Depuis trois générations, les Rapin et les Despagne oeuvrent pour magnifier le domaine viticole de Montagne Saint-Émilion. Mais Nicolas Despagne a un avis qui tranche avec celui de son patriarche. Adieu la chimie, bonjour le bio.
Nicolas Despagne (Maison-Blanche) : chai d'œuvre par nature
En 1938, un Lot-et-Garonnais d’origine, Louis Rapin, s’offre Maison-Blanche, un domaine de 18 hectares situé au sud-ouest de l’appellation Montagne Saint-Émilion. Celui dont la famille a connu naguère une faillite retentissante reprend en main l’exploitation, acquiert sept hectares supplémentaires, agrandit la maison pour accueillir les clients. Il remplace les vignes en mauvais état, prépare l’arrivée des tracteurs et crée même des logements sociaux.

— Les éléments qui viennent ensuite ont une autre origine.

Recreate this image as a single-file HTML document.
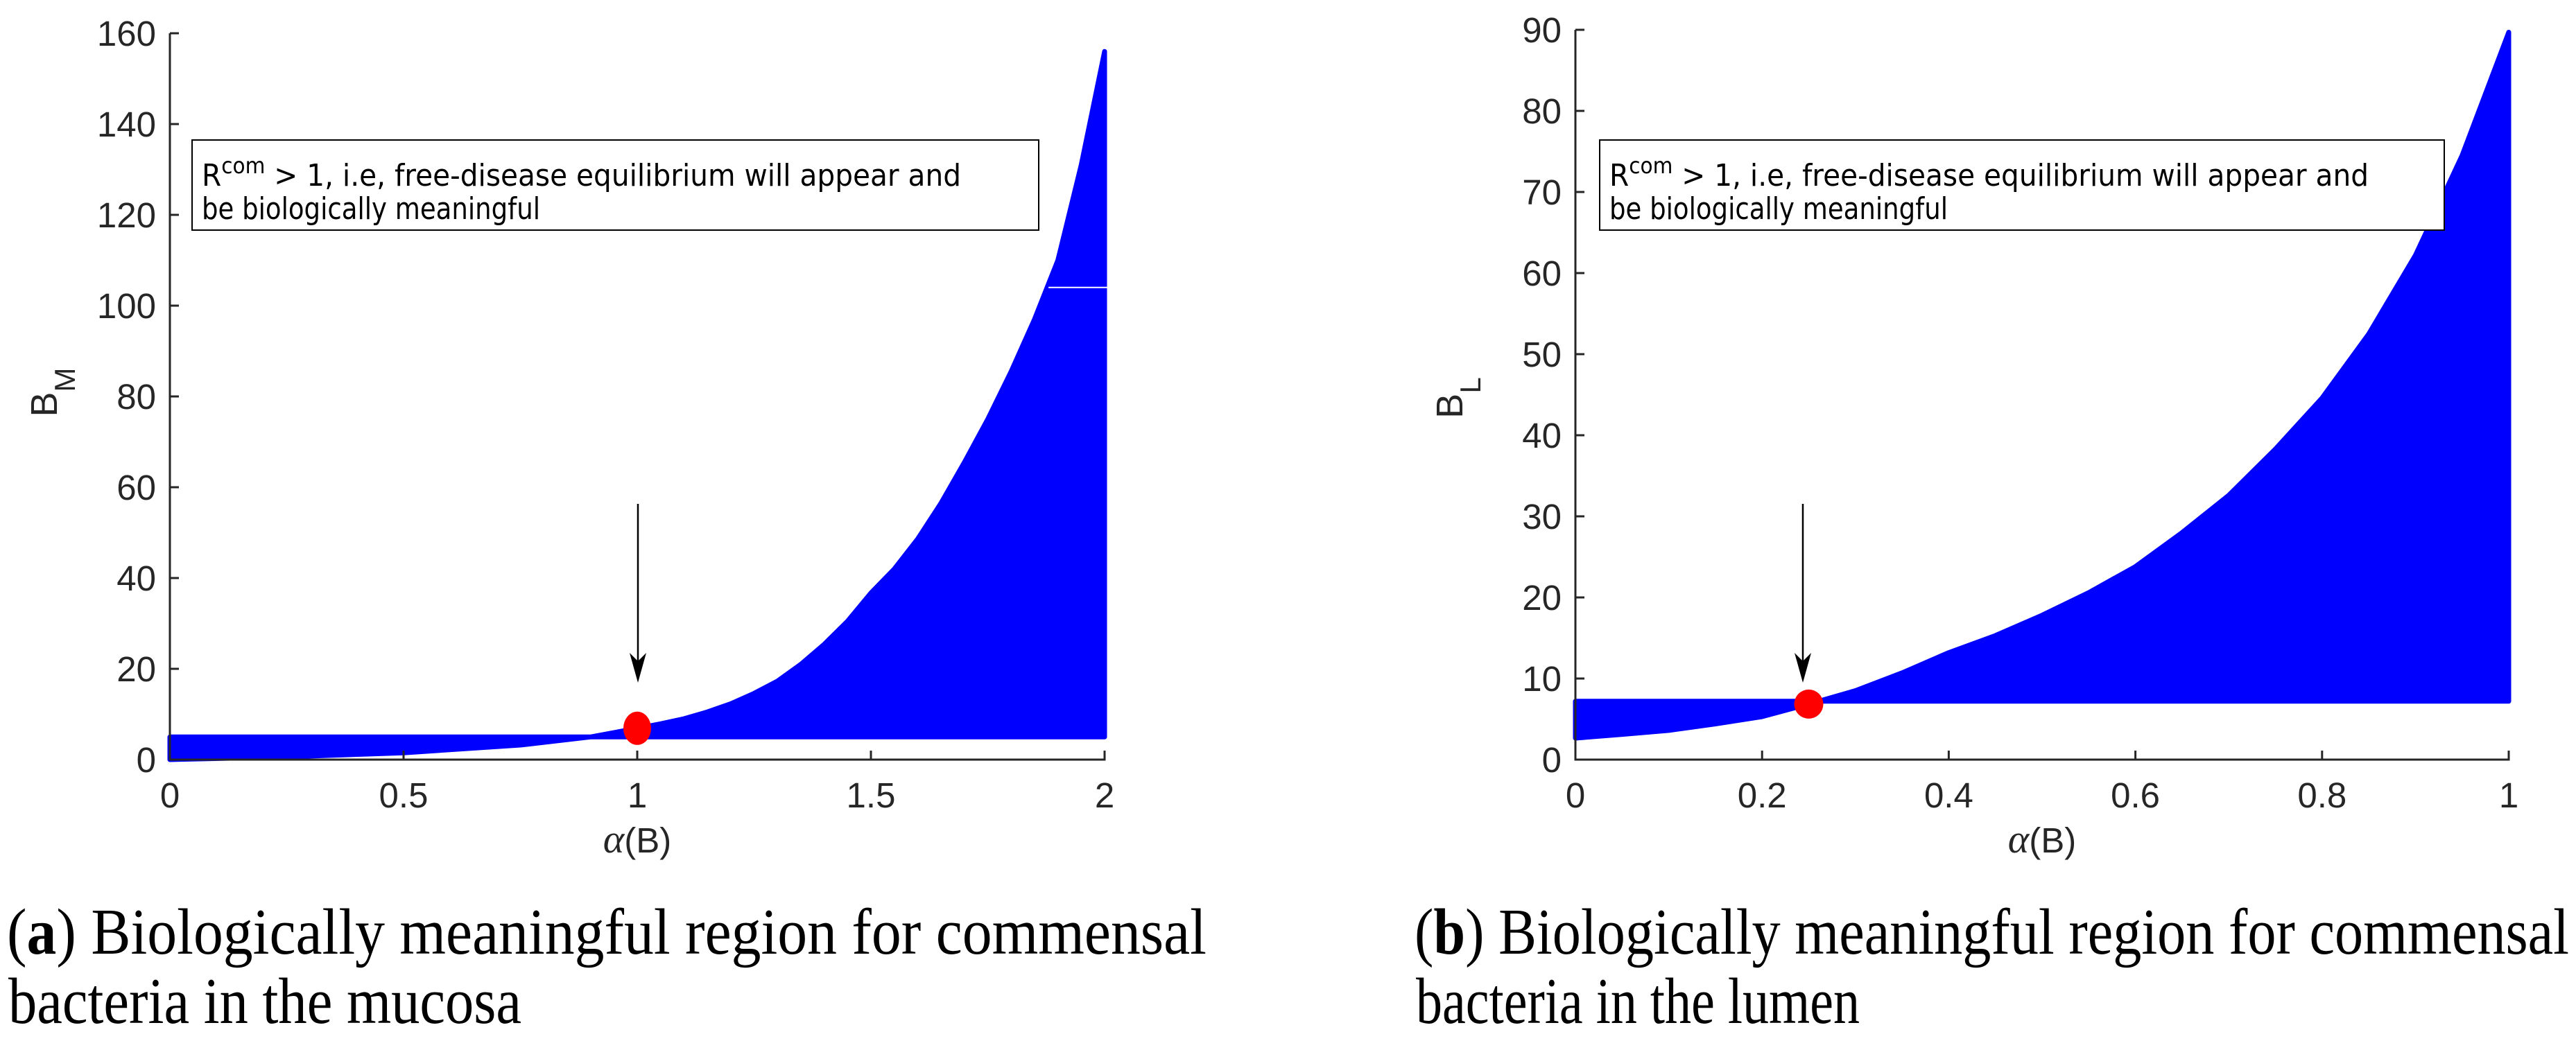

Sa fille hérite en 1972 de Maison-Blanche ainsi que d’un petit cru de La Rose Figeac et de quelques arpents de Saint-Émilion. Gérard Despagne, son mari, qui a travaillé plusieurs années – non sans quelques étincelles – avec Louis Rapin, est un enfant du pays issu d’une famille de viticulteurs. Si les débuts du couple sont difficiles (mauvaises récoltes, sécheresses, vendange trop précoce), les bons crus de la décennie suivante leur permettent de vivre confortablement. Gérard Despagne investit alors dans le domaine, en mettant notamment sur pied le plus grand chai à barriques du Libournais. "Il fait construire des bâtiments considérables qui sont aujourd’hui une force, car ils permettent de conserver des stocks plutôt que de les vendre à prix bradés pour gagner de la place", explique son fils, Nicolas Despagne.
Miroir aux alouettes
Sur le papier, le bilan est bon. "Mon père a magnifié ce qu’a fait mon grand-père, à un seul bémol près, raconte Nicolas Despagne. Comme presque tous ses confrères, il s’est laissé convaincre par le miroir aux alouettes de la chimie" en plantant davantage dans des parcelles moins adaptées, mais rendues cultivables grâce aux nouveaux produits. De 30-35 hectolitres par hectare, sa productivité passe à 60-65.
Les trois enfants du couple partagent le virus du vin, mais pas les mêmes convictions quant à la manière de le produire. Nicolas Despagne reprend peu à peu Maison-Blanche après avoir débuté sur la partie commerciale, son frère et sa soeur s’occupant des terres à Saint-Émilion et Figeac. Le père peine à achever sa succession, les conflits sont récurrents, notamment sur un point : le bio. Nicolas Despagne veut tenter l’aventure.
Des vins vivants
Après une énième dispute en 2000, Nicolas Despagne obtient que son père lâche les rênes. Le représentant de la troisième génération passe au bio six ans plus tard, avant de se lancer plus largement dans la biodynamie. "Ce qui m’intéresse, ce n’est pas le label, mais de faire des vins vivants, qu’on arrête d’empoissonner les terres, l’air, l’eau, les personnes qui travaillent dans les vignes. Je veux faire autre chose que les 'chimistes' qui m’entourent." Comment ? Il plante des haies et des arbres fruitiers, arrache les vignes mal placées, crée une pépinière pour éviter les plants monogéniques. "Un domaine doit se rapprocher le plus possible d’un organisme vivant, avec ses entrées, ses sorties, une respiration, des énergies qui circulent, de la diversité…" De quoi regénérer la terre ou encore casser les nappes de froid qui gèlent les cultures.
Est-ce une réussite ? "Si l’on compare les rendements, c’est la catastrophe." Ceux-ci ont été divisés par deux pour revenir à ce que la vigne est capable de produire par ellemême. D’où une augmentation des prix en conséquence. "Je ne juge pas les jeunes ou les personnes endettées qui font ce métier avec la chimie, car ils n’ont pas le choix. Moi, j’ai eu la chance d’hériter. Si je ne donne pas la parole à la nature sur mon domaine, qui le fera ?". En évitant "vingt ans de saloperies sur 40 hectares", Nicolas Despagne aura apporté sa pierre à la préservation de l’environnement.